Sunday 1 September 2019

Elsinor - Helsinger

Wherever we have been around Copenhagen and this coastal area we have noticed beautiful granite paving, couples, setts, steps, etc. These are in every possible colour, and form a beautiful and almost unnoticed walking surface. I wonder where it has all come from – because I think Denmark is mostly a sandy soil and not ancient granite. Perhaps it came from Sweden? I must find out.



We are heading home today, and I’m very sad because it’s all been so harmonious - some people have respectfully and mournfully mentioned Brexit but we have been able to avoid fretting about it.

Yesterday‘s outing was to the castle at what we call Elsinore, now known as Helsinger in Danish. Shakespeare has generated a lot of tourist money for the town – if Hamlet ever existed, who knows? 

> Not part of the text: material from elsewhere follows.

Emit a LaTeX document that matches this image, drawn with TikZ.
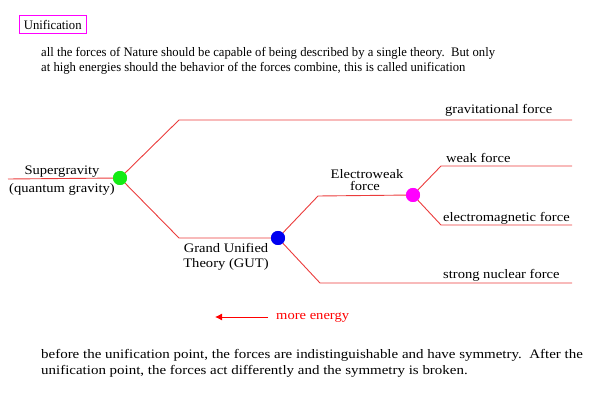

The castle is much later than the setting of the play. It forms a large square round a deep courtyard, a slightly gloomy structure with broad spiral staircases and pleasant rooms, some with views over the Øresund to Sweden. A steady troupe of tourists ambles around. A graphic display and tiny cell are used to illustrate how the poor – possibly ex-conscripts – and anyone convicted of theft, could be enslaved and made to labour there for decades. It was the Royal Castle but never used for permanent residence. In fact it seems mostly to have been a giant grocery store, piled up with goods, waiting for the king and his court to come back for his next visit.